In May 2024, Millicom and EPM signed a definitive agreement to merge their respective mobile operations under Tigo, consolidating ownership and simplifying governance. The transaction aims to strengthen Tigo's market position, improve financial sustainability, and enhance its ability to invest in digital infrastructure and services.

In March 2025, Millicom announced the signing of a definitive agreement with Telefónica to acquire its mobile operations in Colombia, further consolidating its presence in the market. This follows a prior announcement in July 2024 regarding the company's interest in potential acquisitions. The integration of Telefónica's assets is expected to enhance network coverage, customer base, and overall competitiveness in Colombia's mobile sector.

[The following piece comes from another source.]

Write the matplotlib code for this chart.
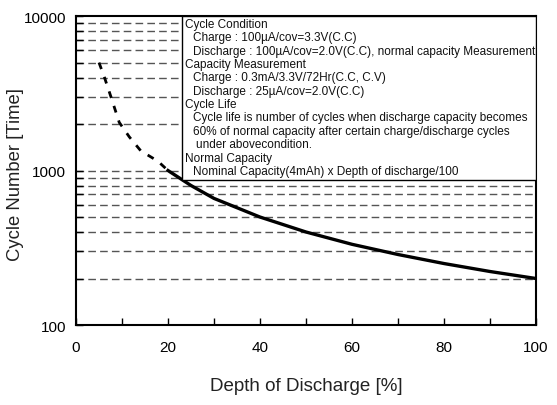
import matplotlib
matplotlib.use('Agg')
import matplotlib.pyplot as plt
from matplotlib.patches import Rectangle
from matplotlib.ticker import FixedLocator, NullFormatter

plt.rcParams['font.family'] = ['Liberation Sans', 'DejaVu Sans']

# dashed (extrapolated) part of the curve
dod_dash = [5, 6.2, 7.6, 9.4, 11.6, 14.1, 17.8, 20]
cyc_dash = [5000, 4000, 3000, 2050, 1650, 1340, 1150, 1000]

# solid part
dod = [20, 25, 30, 40, 50, 60, 70, 80, 90, 100]
cycles = [1000, 800, 660, 500, 400, 333, 286, 250, 222, 200]

grid_levels = [200, 300, 400, 500, 600, 700, 800, 900, 1000,
               2000, 3000, 4000, 5000, 6000, 7000, 8000, 9000]

note_lines = [
    ('Cycle Condition', 0),
    ('Charge : 100µA/cov=3.3V(C.C)', 1),
    ('Discharge : 100µA/cov=2.0V(C.C), normal capacity Measurement', 1),
    ('Capacity Measurement', 0),
    ('Charge : 0.3mA/3.3V/72Hr(C.C, C.V)', 1),
    ('Discharge : 25µA/cov=2.0V(C.C)', 1),
    ('Cycle Life', 0),
    ('Cycle life is number of cycles when discharge capacity becomes', 1),
    ('60% of normal capacity after certain charge/discharge cycles', 1),
    ('under abovecondition.', 2),
    ('Normal Capacity', 0),
    ('Nominal Capacity(4mAh) x Depth of discharge/100', 1),
]

fig = plt.figure(figsize=(5.57, 4.06), dpi=100)
ax = fig.add_axes([0.1364, 0.197, 0.826, 0.761])

for g in grid_levels:
    ax.axhline(g, color='#555555', lw=1, dashes=(5.5, 3), zorder=1)

ax.plot(dod_dash, cyc_dash, color='black', lw=2, dashes=(2.5, 3), zorder=3)
ax.plot(dod, cycles, color='black', lw=2.4, zorder=3)

ax.set_yscale('log')
ax.set_xlim(0, 100)
ax.set_ylim(100, 10000)

ax.xaxis.set_major_locator(FixedLocator([0, 20, 40, 60, 80, 100]))
ax.xaxis.set_minor_locator(FixedLocator([10, 30, 50, 70, 90]))
ax.yaxis.set_major_locator(FixedLocator([100, 1000, 10000]))
ax.yaxis.set_minor_locator(FixedLocator(grid_levels))
ax.yaxis.set_minor_formatter(NullFormatter())
ax.set_yticklabels(['100', '1000', '10000'])

ax.tick_params(axis='x', which='both', direction='in', length=5, width=1,
               labelsize=11, pad=11, top=False)
ax.tick_params(axis='y', which='both', direction='in', length=5, width=1,
               labelsize=11, pad=7, right=False)
for s in ax.spines.values():
    s.set_linewidth(1.5)

ax.set_xlabel('Depth of Discharge [%]', fontsize=13.5, labelpad=16, color='#222222')
ax.set_ylabel('Cycle Number [Time]', fontsize=13.3, color='#222222')
ax.yaxis.set_label_coords(-0.113, 0.49)

# note box
bx0 = 0.2304
by0 = 0.4700
ax.add_patch(Rectangle((bx0, by0), 1 - bx0, 1 - by0, transform=ax.transAxes,
                       facecolor='white', edgecolor='black', lw=1, zorder=4))
step = 13.35 / 309
y = 1 - 8.0 / 309
indent = {0: 0.0, 1: 8.0 / 460, 2: 11.0 / 460}
for txt, lvl in note_lines:
    ax.text(bx0 + 3.0 / 460 + indent[lvl], y, txt, transform=ax.transAxes,
            fontsize=8.5, va='center', ha='left', color='#111111', zorder=5)
    y -= step

fig.savefig('out.png', dpi=100)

Exclusive Channels of Tigo Colombia include Tigo Sports, first launched on 7 April 2014. It is the country's second sports channel, with broadcasting rights that include: Categoria Primera C (seven games per match day), Copa Colombia (three matches per round), Premier League (up to six games per match day), and Super League Greece (four games per match day).

=== Panama ===
Millicom purchased 80% of Cable Onda, a Panamanian cable TV provider and ISP for US$1460 Million, in October 2018. It phased out the Cable Onda brand in 2020, replacing it with its Tigo brand. In February 2019 Tigo announced the purchase of the Panamanian, Costa Rican and Nicaraguan operations of the Spanish company Telefónica for US$650 Million, US$570 Million, and US$430 Million respectively, totaling US$1650 Million, with Tigo planning to phase out the Movistar brand (operated by Telefónica) from those markets within a year after its purchase. The transaction was completed in August the same year.

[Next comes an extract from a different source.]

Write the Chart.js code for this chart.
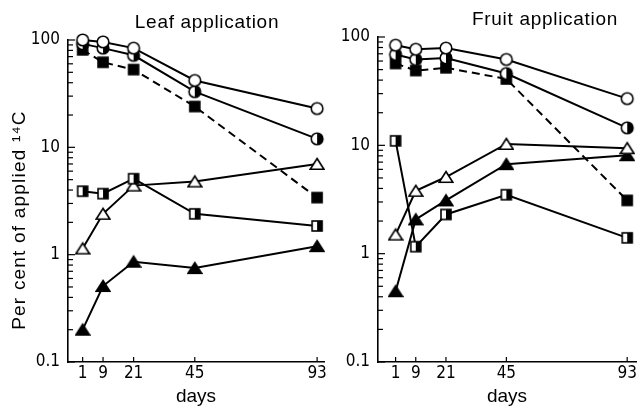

As of May 2026, Millicom maintains operations across ten Latin American countries: Bolivia, Colombia, Costa Rica, El Salvador, Guatemala, Honduras, Nicaragua, Panama, Paraguay, and Uruguay.

== Africa ==
Millicom (TIGO) previously held operations in Chad, Democratic Republic of the Congo, Ghana, Mauritius, Rwanda, Senegal, Sierra Leone, and Tanzania.

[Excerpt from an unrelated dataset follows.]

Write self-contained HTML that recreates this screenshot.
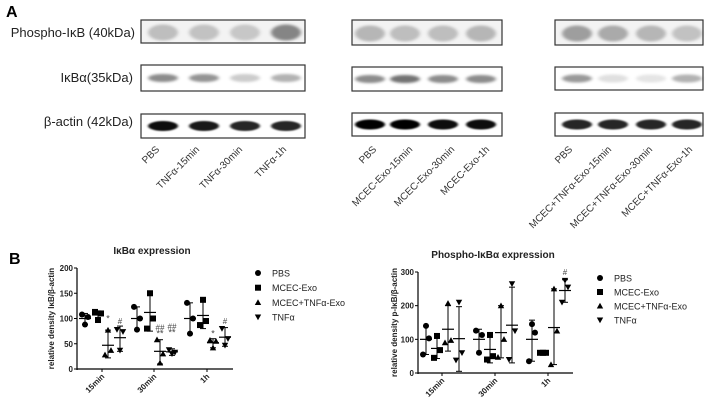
<!DOCTYPE html>
<html><head><meta charset="utf-8"><style>
html,body{margin:0;padding:0;background:#fff;}
svg{display:block;}
text{font-family:"Liberation Sans",sans-serif;}
</style></head><body>
<svg id="s" width="711" height="406" viewBox="0 0 711 406" xmlns="http://www.w3.org/2000/svg">
<defs>
<filter id="b1" x="-50%" y="-100%" width="200%" height="300%"><feGaussianBlur stdDeviation="1.8 1.4"/></filter>
<filter id="b2" x="-50%" y="-100%" width="200%" height="300%"><feGaussianBlur stdDeviation="1.2 0.9"/></filter>
</defs>
<rect width="711" height="406" fill="#fff"/>
<text x="6" y="17" font-size="16" font-weight="bold">A</text>
<text x="135" y="37" font-size="13" text-anchor="end" fill="#222">Phospho-IκB (40kDa)</text>
<text x="133" y="82" font-size="13" text-anchor="end" fill="#222">IκBα(35kDa)</text>
<text x="133" y="126" font-size="13" text-anchor="end" fill="#222">β-actin (42kDa)</text>
<g id="blots"></g>
<text x="9" y="264" font-size="16" font-weight="bold">B</text>
<g id="charts"></g>
</svg>
<script>
const NS="http://www.w3.org/2000/svg";
function el(p,t,a,txt){const e=document.createElementNS(NS,t);for(const k in a)e.setAttribute(k,a[k]);if(txt!==undefined)e.textContent=txt;p.appendChild(e);return e;}
const B=document.getElementById('blots');
const panels=[
 {x1:141,x2:305,rows:[[20,43],[65,91],[114,138]],lanes:[163,204,245,286],
  inten:[[0.22,0.2,0.18,0.45],[0.45,0.42,0.2,0.3],[0.95,0.9,0.85,0.85]],
  labels:["PBS","TNFα-15min","TNFα-30min","TNFα-1h"],ends:[160,200,243,287]},
 {x1:352,x2:502,rows:[[20,45],[67,91],[113,136]],lanes:[370,405,443,481],
  inten:[[0.25,0.22,0.22,0.25],[0.45,0.55,0.45,0.45],[1,1,0.95,0.95]],
  labels:["PBS","MCEC-Exo-15min","MCEC-Exo-30min","MCEC-Exo-1h"],ends:[377,413,455,490]},
 {x1:555,x2:703,rows:[[20,45],[67,90],[113,136]],lanes:[577,613,651,687],
  inten:[[0.35,0.3,0.25,0.2],[0.4,0.12,0.1,0.3],[0.85,0.85,0.85,0.85]],
  labels:["PBS","MCEC+TNFα-Exo-15min","MCEC+TNFα-Exo-30min","MCEC+TNFα-Exo-1h"],ends:[573,612,653,693]}
];
panels.forEach(p=>{
 p.rows.forEach((r,ri)=>{
  const cy=(r[0]+r[1])/2+(ri==0?1:0);
  if(ri==0) el(B,'rect',{x:p.x1,y:r[0],width:p.x2-p.x1,height:r[1]-r[0],fill:'#f3f3f3'});
  p.lanes.forEach((lx,li)=>{
   const a=p.inten[ri][li];
   const h=ri==0?8:(ri==1?4:5);
   el(B,'ellipse',{cx:lx,cy:cy,rx:15,ry:h,fill:'#000','fill-opacity':a,filter:ri==2?'url(#b2)':'url(#b1)'});
  });
  el(B,'rect',{x:p.x1,y:r[0],width:p.x2-p.x1,height:r[1]-r[0],fill:'none',stroke:'#333','stroke-width':1.2});
 });
 p.labels.forEach((l,i)=>{
  el(B,'text',{x:0,y:0,'font-size':10,'text-anchor':'end',fill:'#333',transform:`translate(${p.ends[i]},150) rotate(-45)`},l);
 });
});
const C=document.getElementById('charts');
function marker(g,type,x,y){
 const s=3.2;
 if(type==0) el(g,'circle',{cx:x,cy:y,r:3,fill:'#000'});
 else if(type==1) el(g,'rect',{x:x-3,y:y-3,width:6,height:6,fill:'#000'});
 else if(type==2) el(g,'polygon',{points:`${x},${y-s} ${x-s},${y+s*0.8} ${x+s},${y+s*0.8}`,fill:'#000'});
 else el(g,'polygon',{points:`${x},${y+s} ${x-s},${y-s*0.8} ${x+s},${y-s*0.8}`,fill:'#000'});
}
function chart(o){
 const g=el(C,'g',{});
 const Y=v=>o.y0-v*(o.y0-o.ytop)/o.ymax;
 el(g,'text',{x:o.tx,y:o.ty,'font-size':10,'font-weight':'bold','text-anchor':'middle',fill:'#222'},o.title);
 el(g,'line',{x1:o.ax,y1:o.ytop,x2:o.ax,y2:o.y0+1,stroke:'#000','stroke-width':1.2});
 el(g,'line',{x1:o.ax,y1:o.y0,x2:o.axEnd,y2:o.y0,stroke:'#000','stroke-width':1.2});
 o.yt.forEach(v=>{el(g,'line',{x1:o.ax-3,y1:Y(v),x2:o.ax,y2:Y(v),stroke:'#000'});
  el(g,'text',{x:o.ax-4,y:Y(v)+3,'font-size':8,'font-weight':'bold','text-anchor':'end',fill:'#222'},v);});
 el(g,'text',{x:0,y:0,'font-size':8,'font-weight':'bold','text-anchor':'middle',fill:'#222',transform:`translate(${o.ylx},${(o.ytop+o.y0)/2}) rotate(-90)`},o.ylab);
 o.ticks.forEach((t,i)=>{el(g,'line',{x1:t,y1:o.y0,x2:t,y2:o.y0+3,stroke:'#000'});
  el(g,'text',{x:0,y:0,'font-size':8,'font-weight':'bold','text-anchor':'end',fill:'#222',transform:`translate(${t+3},${o.y0+8}) rotate(-45)`},o.xl[i]);});
 o.data.forEach((grp,gi)=>{grp.forEach((d,si)=>{
  const x=o.ticks[gi]+o.off[si];
  el(g,'line',{x1:x,y1:Y(d.lo),x2:x,y2:Y(d.hi),stroke:'#000','stroke-width':1});
  el(g,'line',{x1:x-3,y1:Y(d.lo),x2:x+3,y2:Y(d.lo),stroke:'#000'});
  el(g,'line',{x1:x-3,y1:Y(d.hi),x2:x+3,y2:Y(d.hi),stroke:'#000'});
  el(g,'line',{x1:x-6,y1:Y(d.m),x2:x+6,y2:Y(d.m),stroke:'#000','stroke-width':1.2});
  d.p.forEach((v,k)=>marker(g,si,x+(k-1)*3,Y(v)));
  (d.a||[]).forEach(a=>el(g,'text',{x:x,y:Y(a[1])+3,'font-size':a[0][0]=='*'?9:8,'text-anchor':'middle',fill:'#444'},a[0]));
 });});
 const names=["PBS","MCEC-Exo","MCEC+TNFα-Exo","TNFα"];
 names.forEach((n,i)=>{marker(g,i,o.lx,o.ly+i*o.ldy);
  el(g,'text',{x:o.lx+14,y:o.ly+i*o.ldy+3.5,'font-size':9,fill:'#222'},n);});
}
const D=(m,lo,hi,p,a)=>({m,lo,hi,p,a});
chart({title:"IκBα expression",tx:152,ty:254,ax:77,axEnd:233,y0:369,ytop:268,ymax:200,yt:[0,50,100,150,200],
 ylx:54,ylab:"relative density IκB/β-actin",ticks:[102,154,207],xl:["15min","30min","1h"],off:[-17,-4,6,18],
 lx:258,ly:273,ldy:14.7,
 data:[[D(100,88,110,[108,88,103]),D(107,97,115,[113,97,110]),D(47,22,77,[28,77,37],[["*",100]]),D(62,35,85,[78,37,74],[["#",95]])],
 [D(100,78,123,[123,78,100]),D(112,75,150,[80,150,100]),D(35,10,58,[58,12,30],[["**",70],["##",82]]),D(34,27,40,[38,30,33],[["**",72],["##",84]])],
 [D(100,70,131,[131,70,100]),D(106,80,135,[87,137,95]),D(52,42,60,[57,42,55],[["*",70]]),D(63,45,82,[80,47,60],[["#",95]])]]});
chart({title:"Phospho-IκBα expression",tx:493,ty:258,ax:418,axEnd:573,y0:373,ytop:272,ymax:300,yt:[0,100,200,300],
 ylx:397,ylab:"relative density p-IκB/β-actin",ticks:[442,495,548],xl:["15min","30min","1h"],off:[-16,-5,6,17],
 lx:600,ly:278,ldy:14,
 data:[[D(100,55,140,[55,140,103]),D(73,43,110,[45,110,68]),D(130,65,200,[90,207,97]),D(102,5,197,[38,210,60])],
 [D(100,60,130,[126,60,113]),D(70,30,115,[40,113,50]),D(120,45,200,[47,200,100]),D(142,30,255,[40,265,125])],
 [D(100,35,157,[35,145,120]),D(60,57,63,[60,60,60]),D(135,25,250,[25,250,125]),D(245,210,277,[210,275,255],[["#",300]])]]});
</script>
</body></html>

- Millicom (TIGO) completed the sale of Sierra Leone in 2009.
- Millicom (TIGO) completed the sale of Mauritius in 2014.
- Millicom (TIGO) completed the sale of Democratic Republic of the Congo in 2016.
- Millicom (TIGO) and Bharti Airtel merged in Ghana to complete AirtelTigo in 2017.
- Millicom (TIGO) completed the sale of Rwanda in 2017.
- Millicom (TIGO) completed the sale of Chad in 2019.
- Millicom (TIGO) completed the sale of Senegal in 2019 to Axian Telecom.
- Millicom (TIGO) completed the sale of Tanzania in 2021 to Axian Telecom.